Sceptical Chinese quickly demanded to know how that might happen. “May I ask how the Chinese government plans to bring the perpetrators to justice?” wrote one user of Weibo, the People’s Republic’s answer to Twitter. “Such a strong condemnation,” wrote another. “That should scare them to death.”
China is the world’s fastest-growing naval power, and has established a string of bases between its south coast and the Gulf of Aden, but it is unlikely to offer much of military value to the coalition. The closest it has come to gunboat diplomacy was in anti-piracy missions off Somalia. Nor does its army have any practical experience in the Middle East. But if the assets China can bring to the anti-Isis coalition are impalpable, the benefits it hopes to derive from the association are clear.
First and foremost, it hopes to get the West to shut up about the Uighurs.
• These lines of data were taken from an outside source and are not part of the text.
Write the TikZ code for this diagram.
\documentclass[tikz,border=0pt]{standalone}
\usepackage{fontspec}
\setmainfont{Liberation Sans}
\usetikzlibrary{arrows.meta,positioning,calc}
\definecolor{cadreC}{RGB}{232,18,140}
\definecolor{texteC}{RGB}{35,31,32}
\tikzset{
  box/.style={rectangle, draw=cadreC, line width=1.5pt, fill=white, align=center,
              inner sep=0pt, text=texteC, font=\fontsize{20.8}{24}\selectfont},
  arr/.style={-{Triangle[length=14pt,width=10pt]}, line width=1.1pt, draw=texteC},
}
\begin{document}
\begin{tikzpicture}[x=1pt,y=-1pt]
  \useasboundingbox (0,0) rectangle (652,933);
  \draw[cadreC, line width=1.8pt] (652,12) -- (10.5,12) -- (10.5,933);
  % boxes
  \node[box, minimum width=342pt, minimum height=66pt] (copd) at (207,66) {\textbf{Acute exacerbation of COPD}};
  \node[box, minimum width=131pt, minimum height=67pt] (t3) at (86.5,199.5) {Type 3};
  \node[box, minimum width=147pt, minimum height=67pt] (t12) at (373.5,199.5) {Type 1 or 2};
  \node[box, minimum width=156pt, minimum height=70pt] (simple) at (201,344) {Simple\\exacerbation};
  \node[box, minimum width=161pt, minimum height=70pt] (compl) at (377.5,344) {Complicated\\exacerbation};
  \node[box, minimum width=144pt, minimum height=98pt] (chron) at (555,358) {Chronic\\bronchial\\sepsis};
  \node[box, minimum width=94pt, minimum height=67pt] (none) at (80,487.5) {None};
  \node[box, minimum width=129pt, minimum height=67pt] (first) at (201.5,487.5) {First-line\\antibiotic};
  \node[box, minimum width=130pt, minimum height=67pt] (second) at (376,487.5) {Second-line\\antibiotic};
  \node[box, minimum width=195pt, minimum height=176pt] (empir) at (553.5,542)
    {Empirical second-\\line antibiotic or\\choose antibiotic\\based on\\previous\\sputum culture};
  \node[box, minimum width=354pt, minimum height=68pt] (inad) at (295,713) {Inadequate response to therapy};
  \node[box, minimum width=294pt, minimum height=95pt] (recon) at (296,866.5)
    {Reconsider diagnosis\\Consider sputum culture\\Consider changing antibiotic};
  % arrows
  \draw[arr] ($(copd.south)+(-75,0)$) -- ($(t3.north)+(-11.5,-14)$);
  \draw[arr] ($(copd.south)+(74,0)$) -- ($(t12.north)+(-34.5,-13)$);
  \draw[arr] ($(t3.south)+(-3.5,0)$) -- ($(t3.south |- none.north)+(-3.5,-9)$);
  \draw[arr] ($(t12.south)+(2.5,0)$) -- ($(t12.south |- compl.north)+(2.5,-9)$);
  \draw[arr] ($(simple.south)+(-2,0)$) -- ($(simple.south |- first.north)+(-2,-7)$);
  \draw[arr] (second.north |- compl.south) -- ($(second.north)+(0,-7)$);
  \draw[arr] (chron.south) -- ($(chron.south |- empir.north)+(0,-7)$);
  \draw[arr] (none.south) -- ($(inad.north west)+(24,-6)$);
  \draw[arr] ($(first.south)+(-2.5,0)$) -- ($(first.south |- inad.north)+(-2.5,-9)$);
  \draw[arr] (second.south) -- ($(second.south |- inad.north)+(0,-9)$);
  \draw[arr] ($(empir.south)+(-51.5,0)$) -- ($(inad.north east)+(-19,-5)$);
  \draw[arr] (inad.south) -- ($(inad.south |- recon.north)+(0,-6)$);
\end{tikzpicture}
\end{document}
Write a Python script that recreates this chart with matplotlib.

Today, state media reported the killing of 28 “terrorists”, allegedly members of a group that was said to have killed 16 people at a coalmine in Xinjiang, the huge, sparsely populated region in the far-west of China where the largely Muslim Uighurs, a 10 million-strong Turkic race, are concentrated.
It was the latest in a string of incidents for which China often blames the “East Turkestan Islamic Movement” – a group that many experts believe no longer exists. The most garish of those crimes in recent years was the killing of 29 commuters in Kunming, in the Yunnan province far from Xinjiang, by knife-wielding Uighurs in March 2014.
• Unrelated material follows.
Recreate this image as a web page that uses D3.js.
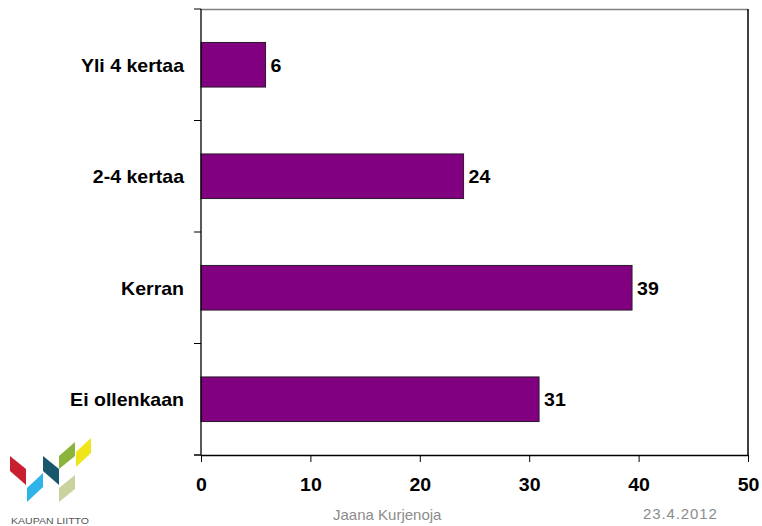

We know little about any of these attacks besides what the state media chooses to report, because access to Xinjiang is tightly restricted. But from the information that does filter out, it is clear that large-scale oppression of the Uighurs has been under way for years. “Since 2012, law enforcement forces have killed hundreds of Uighurs in what authorities claimed were counter-terrorism operations,” Sophie Richardson, China director of Human Rights Watch, has written. “But whether those killed or convicted were actually responsible for the violence...will remain unknown to the outside world.”
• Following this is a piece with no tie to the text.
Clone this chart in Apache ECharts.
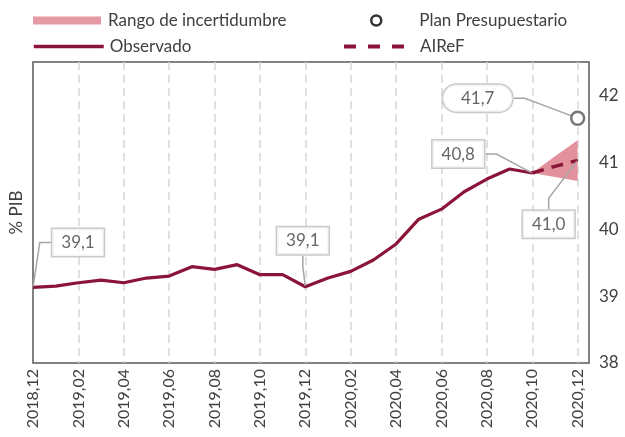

The parallels with that other oppressed region, Tibet, where the Dalai Lama’s pacific voice has kept violent resistance to a minimum, are strong. The Chinese may tar all Muslims who protest against its rule with the “jihadi” brush, but there is little evidence of Uighurs making the long trek to fight in Syria. Last year, more than 200 of them fled China and made it as far as the Thai town of Songkhla, before Thai police arrested them. China claimed they were terrorists bound for Syria but presented no evidence. It’s more likely they were fleeing their homeland in search of a better life just about anywhere. In July, after intense diplomatic pressure, more than 100 of them were deported from Thailand back to China.
China now supports the coalition against Isis: does that mean we must keep quiet about its relentless, counter-productive repression of the Uighurs? It’s yet another indication of the damage this war is doing to our political morality.